(Rows from a dataset of charts and code)
—————
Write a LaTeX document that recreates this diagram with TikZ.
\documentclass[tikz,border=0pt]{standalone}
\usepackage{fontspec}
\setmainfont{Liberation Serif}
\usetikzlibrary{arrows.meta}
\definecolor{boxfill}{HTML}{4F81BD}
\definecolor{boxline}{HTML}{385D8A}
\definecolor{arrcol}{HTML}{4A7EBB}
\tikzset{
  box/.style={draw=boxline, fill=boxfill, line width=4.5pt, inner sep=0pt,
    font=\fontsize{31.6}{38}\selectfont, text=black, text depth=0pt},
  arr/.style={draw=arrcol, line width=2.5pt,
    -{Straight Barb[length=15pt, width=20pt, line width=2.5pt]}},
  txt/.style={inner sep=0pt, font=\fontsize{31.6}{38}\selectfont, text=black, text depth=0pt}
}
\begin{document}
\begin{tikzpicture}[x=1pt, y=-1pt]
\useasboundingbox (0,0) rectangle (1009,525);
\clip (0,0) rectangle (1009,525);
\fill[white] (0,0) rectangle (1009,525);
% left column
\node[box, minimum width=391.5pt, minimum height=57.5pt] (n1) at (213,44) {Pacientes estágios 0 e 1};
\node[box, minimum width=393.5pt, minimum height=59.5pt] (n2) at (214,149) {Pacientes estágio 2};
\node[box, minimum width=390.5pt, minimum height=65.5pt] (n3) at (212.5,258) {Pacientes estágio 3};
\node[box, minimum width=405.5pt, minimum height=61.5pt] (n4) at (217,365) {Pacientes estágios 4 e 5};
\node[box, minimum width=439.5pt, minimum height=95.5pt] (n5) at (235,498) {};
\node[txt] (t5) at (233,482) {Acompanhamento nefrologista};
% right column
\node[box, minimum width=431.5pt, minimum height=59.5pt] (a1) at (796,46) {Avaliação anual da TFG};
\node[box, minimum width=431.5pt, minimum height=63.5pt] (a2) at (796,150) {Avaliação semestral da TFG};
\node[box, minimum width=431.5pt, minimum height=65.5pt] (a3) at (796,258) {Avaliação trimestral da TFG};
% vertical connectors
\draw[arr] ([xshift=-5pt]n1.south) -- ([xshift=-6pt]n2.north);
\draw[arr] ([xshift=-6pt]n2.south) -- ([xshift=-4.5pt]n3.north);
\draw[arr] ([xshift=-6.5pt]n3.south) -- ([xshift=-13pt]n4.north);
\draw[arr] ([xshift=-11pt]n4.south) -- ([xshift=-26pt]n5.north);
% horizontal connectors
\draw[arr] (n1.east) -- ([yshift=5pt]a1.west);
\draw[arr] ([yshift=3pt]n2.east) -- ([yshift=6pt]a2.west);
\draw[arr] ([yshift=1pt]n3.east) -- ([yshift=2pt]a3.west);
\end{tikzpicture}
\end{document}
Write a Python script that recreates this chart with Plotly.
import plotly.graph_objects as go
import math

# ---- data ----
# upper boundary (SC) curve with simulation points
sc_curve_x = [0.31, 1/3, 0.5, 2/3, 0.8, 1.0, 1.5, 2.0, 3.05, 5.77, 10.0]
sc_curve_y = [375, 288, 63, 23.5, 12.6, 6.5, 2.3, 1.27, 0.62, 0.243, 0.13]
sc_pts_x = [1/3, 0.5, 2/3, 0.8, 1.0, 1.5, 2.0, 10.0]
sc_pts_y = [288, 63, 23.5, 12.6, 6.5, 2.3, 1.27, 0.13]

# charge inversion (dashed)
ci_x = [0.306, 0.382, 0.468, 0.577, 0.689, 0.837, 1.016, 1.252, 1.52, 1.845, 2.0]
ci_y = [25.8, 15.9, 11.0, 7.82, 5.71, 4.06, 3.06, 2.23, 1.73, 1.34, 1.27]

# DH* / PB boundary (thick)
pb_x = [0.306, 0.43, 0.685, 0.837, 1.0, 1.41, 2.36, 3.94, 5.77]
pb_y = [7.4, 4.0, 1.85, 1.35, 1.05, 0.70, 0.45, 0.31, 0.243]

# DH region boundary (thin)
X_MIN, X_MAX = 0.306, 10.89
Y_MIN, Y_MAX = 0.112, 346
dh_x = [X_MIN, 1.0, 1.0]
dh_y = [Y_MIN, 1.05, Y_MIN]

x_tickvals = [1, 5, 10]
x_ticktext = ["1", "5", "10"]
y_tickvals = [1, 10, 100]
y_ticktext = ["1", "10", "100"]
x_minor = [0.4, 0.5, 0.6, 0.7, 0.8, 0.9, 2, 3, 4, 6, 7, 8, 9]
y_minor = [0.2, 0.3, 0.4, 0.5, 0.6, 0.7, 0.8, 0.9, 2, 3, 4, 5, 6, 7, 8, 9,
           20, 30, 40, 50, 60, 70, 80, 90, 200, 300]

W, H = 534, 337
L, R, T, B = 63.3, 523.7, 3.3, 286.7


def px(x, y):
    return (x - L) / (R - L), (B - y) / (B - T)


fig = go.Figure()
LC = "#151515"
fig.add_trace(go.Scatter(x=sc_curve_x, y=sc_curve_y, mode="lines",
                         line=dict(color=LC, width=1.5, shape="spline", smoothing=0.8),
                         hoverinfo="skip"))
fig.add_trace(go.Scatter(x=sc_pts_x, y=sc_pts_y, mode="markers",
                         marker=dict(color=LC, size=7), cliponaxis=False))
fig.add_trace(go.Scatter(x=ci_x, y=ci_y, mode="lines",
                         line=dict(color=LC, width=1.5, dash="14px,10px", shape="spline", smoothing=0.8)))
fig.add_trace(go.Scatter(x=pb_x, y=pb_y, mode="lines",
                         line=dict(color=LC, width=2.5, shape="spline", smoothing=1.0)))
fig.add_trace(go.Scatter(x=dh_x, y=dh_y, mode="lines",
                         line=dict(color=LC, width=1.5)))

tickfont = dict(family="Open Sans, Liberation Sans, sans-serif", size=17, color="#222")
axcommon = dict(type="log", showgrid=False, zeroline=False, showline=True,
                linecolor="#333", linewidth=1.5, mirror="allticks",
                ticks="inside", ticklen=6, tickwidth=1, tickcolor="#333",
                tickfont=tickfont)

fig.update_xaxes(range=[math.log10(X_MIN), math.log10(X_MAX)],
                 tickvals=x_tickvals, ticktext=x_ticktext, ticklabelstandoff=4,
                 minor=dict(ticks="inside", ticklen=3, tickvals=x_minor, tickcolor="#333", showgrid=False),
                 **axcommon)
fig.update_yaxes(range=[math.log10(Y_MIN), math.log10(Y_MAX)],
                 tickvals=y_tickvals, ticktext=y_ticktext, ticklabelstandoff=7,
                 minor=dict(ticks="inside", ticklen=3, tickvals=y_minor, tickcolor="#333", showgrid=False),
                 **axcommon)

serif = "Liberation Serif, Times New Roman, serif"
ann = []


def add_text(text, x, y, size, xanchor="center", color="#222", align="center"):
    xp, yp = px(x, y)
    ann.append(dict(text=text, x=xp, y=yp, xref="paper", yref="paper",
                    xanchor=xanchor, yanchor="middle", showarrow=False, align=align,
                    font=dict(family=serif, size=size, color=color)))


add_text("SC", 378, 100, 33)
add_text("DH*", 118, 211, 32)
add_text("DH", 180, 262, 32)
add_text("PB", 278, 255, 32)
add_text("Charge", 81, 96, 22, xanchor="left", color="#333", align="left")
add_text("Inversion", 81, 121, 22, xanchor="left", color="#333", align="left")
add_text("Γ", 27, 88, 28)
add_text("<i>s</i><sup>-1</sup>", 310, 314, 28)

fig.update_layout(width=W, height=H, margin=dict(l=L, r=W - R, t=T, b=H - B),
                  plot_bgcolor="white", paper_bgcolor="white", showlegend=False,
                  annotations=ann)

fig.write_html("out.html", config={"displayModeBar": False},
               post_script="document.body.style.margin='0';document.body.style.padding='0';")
—————
Your goal
Your task is to give the records above again, exactly.

The reply
Write a LaTeX document that recreates this diagram with TikZ.
\documentclass[tikz,border=0pt]{standalone}
\usepackage{fontspec}
\setmainfont{Liberation Serif}
\usetikzlibrary{arrows.meta}
\definecolor{boxfill}{HTML}{4F81BD}
\definecolor{boxline}{HTML}{385D8A}
\definecolor{arrcol}{HTML}{4A7EBB}
\tikzset{
  box/.style={draw=boxline, fill=boxfill, line width=4.5pt, inner sep=0pt,
    font=\fontsize{31.6}{38}\selectfont, text=black, text depth=0pt},
  arr/.style={draw=arrcol, line width=2.5pt,
    -{Straight Barb[length=15pt, width=20pt, line width=2.5pt]}},
  txt/.style={inner sep=0pt, font=\fontsize{31.6}{38}\selectfont, text=black, text depth=0pt}
}
\begin{document}
\begin{tikzpicture}[x=1pt, y=-1pt]
\useasboundingbox (0,0) rectangle (1009,525);
\clip (0,0) rectangle (1009,525);
\fill[white] (0,0) rectangle (1009,525);
% left column
\node[box, minimum width=391.5pt, minimum height=57.5pt] (n1) at (213,44) {Pacientes estágios 0 e 1};
\node[box, minimum width=393.5pt, minimum height=59.5pt] (n2) at (214,149) {Pacientes estágio 2};
\node[box, minimum width=390.5pt, minimum height=65.5pt] (n3) at (212.5,258) {Pacientes estágio 3};
\node[box, minimum width=405.5pt, minimum height=61.5pt] (n4) at (217,365) {Pacientes estágios 4 e 5};
\node[box, minimum width=439.5pt, minimum height=95.5pt] (n5) at (235,498) {};
\node[txt] (t5) at (233,482) {Acompanhamento nefrologista};
% right column
\node[box, minimum width=431.5pt, minimum height=59.5pt] (a1) at (796,46) {Avaliação anual da TFG};
\node[box, minimum width=431.5pt, minimum height=63.5pt] (a2) at (796,150) {Avaliação semestral da TFG};
\node[box, minimum width=431.5pt, minimum height=65.5pt] (a3) at (796,258) {Avaliação trimestral da TFG};
% vertical connectors
\draw[arr] ([xshift=-5pt]n1.south) -- ([xshift=-6pt]n2.north);
\draw[arr] ([xshift=-6pt]n2.south) -- ([xshift=-4.5pt]n3.north);
\draw[arr] ([xshift=-6.5pt]n3.south) -- ([xshift=-13pt]n4.north);
\draw[arr] ([xshift=-11pt]n4.south) -- ([xshift=-26pt]n5.north);
% horizontal connectors
\draw[arr] (n1.east) -- ([yshift=5pt]a1.west);
\draw[arr] ([yshift=3pt]n2.east) -- ([yshift=6pt]a2.west);
\draw[arr] ([yshift=1pt]n3.east) -- ([yshift=2pt]a3.west);
\end{tikzpicture}
\end{document}
Write a Python script that recreates this chart with Plotly.
import plotly.graph_objects as go
import math

# ---- data ----
# upper boundary (SC) curve with simulation points
sc_curve_x = [0.31, 1/3, 0.5, 2/3, 0.8, 1.0, 1.5, 2.0, 3.05, 5.77, 10.0]
sc_curve_y = [375, 288, 63, 23.5, 12.6, 6.5, 2.3, 1.27, 0.62, 0.243, 0.13]
sc_pts_x = [1/3, 0.5, 2/3, 0.8, 1.0, 1.5, 2.0, 10.0]
sc_pts_y = [288, 63, 23.5, 12.6, 6.5, 2.3, 1.27, 0.13]

# charge inversion (dashed)
ci_x = [0.306, 0.382, 0.468, 0.577, 0.689, 0.837, 1.016, 1.252, 1.52, 1.845, 2.0]
ci_y = [25.8, 15.9, 11.0, 7.82, 5.71, 4.06, 3.06, 2.23, 1.73, 1.34, 1.27]

# DH* / PB boundary (thick)
pb_x = [0.306, 0.43, 0.685, 0.837, 1.0, 1.41, 2.36, 3.94, 5.77]
pb_y = [7.4, 4.0, 1.85, 1.35, 1.05, 0.70, 0.45, 0.31, 0.243]

# DH region boundary (thin)
X_MIN, X_MAX = 0.306, 10.89
Y_MIN, Y_MAX = 0.112, 346
dh_x = [X_MIN, 1.0, 1.0]
dh_y = [Y_MIN, 1.05, Y_MIN]

x_tickvals = [1, 5, 10]
x_ticktext = ["1", "5", "10"]
y_tickvals = [1, 10, 100]
y_ticktext = ["1", "10", "100"]
x_minor = [0.4, 0.5, 0.6, 0.7, 0.8, 0.9, 2, 3, 4, 6, 7, 8, 9]
y_minor = [0.2, 0.3, 0.4, 0.5, 0.6, 0.7, 0.8, 0.9, 2, 3, 4, 5, 6, 7, 8, 9,
           20, 30, 40, 50, 60, 70, 80, 90, 200, 300]

W, H = 534, 337
L, R, T, B = 63.3, 523.7, 3.3, 286.7


def px(x, y):
    return (x - L) / (R - L), (B - y) / (B - T)


fig = go.Figure()
LC = "#151515"
fig.add_trace(go.Scatter(x=sc_curve_x, y=sc_curve_y, mode="lines",
                         line=dict(color=LC, width=1.5, shape="spline", smoothing=0.8),
                         hoverinfo="skip"))
fig.add_trace(go.Scatter(x=sc_pts_x, y=sc_pts_y, mode="markers",
                         marker=dict(color=LC, size=7), cliponaxis=False))
fig.add_trace(go.Scatter(x=ci_x, y=ci_y, mode="lines",
                         line=dict(color=LC, width=1.5, dash="14px,10px", shape="spline", smoothing=0.8)))
fig.add_trace(go.Scatter(x=pb_x, y=pb_y, mode="lines",
                         line=dict(color=LC, width=2.5, shape="spline", smoothing=1.0)))
fig.add_trace(go.Scatter(x=dh_x, y=dh_y, mode="lines",
                         line=dict(color=LC, width=1.5)))

tickfont = dict(family="Open Sans, Liberation Sans, sans-serif", size=17, color="#222")
axcommon = dict(type="log", showgrid=False, zeroline=False, showline=True,
                linecolor="#333", linewidth=1.5, mirror="allticks",
                ticks="inside", ticklen=6, tickwidth=1, tickcolor="#333",
                tickfont=tickfont)

fig.update_xaxes(range=[math.log10(X_MIN), math.log10(X_MAX)],
                 tickvals=x_tickvals, ticktext=x_ticktext, ticklabelstandoff=4,
                 minor=dict(ticks="inside", ticklen=3, tickvals=x_minor, tickcolor="#333", showgrid=False),
                 **axcommon)
fig.update_yaxes(range=[math.log10(Y_MIN), math.log10(Y_MAX)],
                 tickvals=y_tickvals, ticktext=y_ticktext, ticklabelstandoff=7,
                 minor=dict(ticks="inside", ticklen=3, tickvals=y_minor, tickcolor="#333", showgrid=False),
                 **axcommon)

serif = "Liberation Serif, Times New Roman, serif"
ann = []


def add_text(text, x, y, size, xanchor="center", color="#222", align="center"):
    xp, yp = px(x, y)
    ann.append(dict(text=text, x=xp, y=yp, xref="paper", yref="paper",
                    xanchor=xanchor, yanchor="middle", showarrow=False, align=align,
                    font=dict(family=serif, size=size, color=color)))


add_text("SC", 378, 100, 33)
add_text("DH*", 118, 211, 32)
add_text("DH", 180, 262, 32)
add_text("PB", 278, 255, 32)
add_text("Charge", 81, 96, 22, xanchor="left", color="#333", align="left")
add_text("Inversion", 81, 121, 22, xanchor="left", color="#333", align="left")
add_text("Γ", 27, 88, 28)
add_text("<i>s</i><sup>-1</sup>", 310, 314, 28)

fig.update_layout(width=W, height=H, margin=dict(l=L, r=W - R, t=T, b=H - B),
                  plot_bgcolor="white", paper_bgcolor="white", showlegend=False,
                  annotations=ann)

fig.write_html("out.html", config={"displayModeBar": False},
               post_script="document.body.style.margin='0';document.body.style.padding='0';")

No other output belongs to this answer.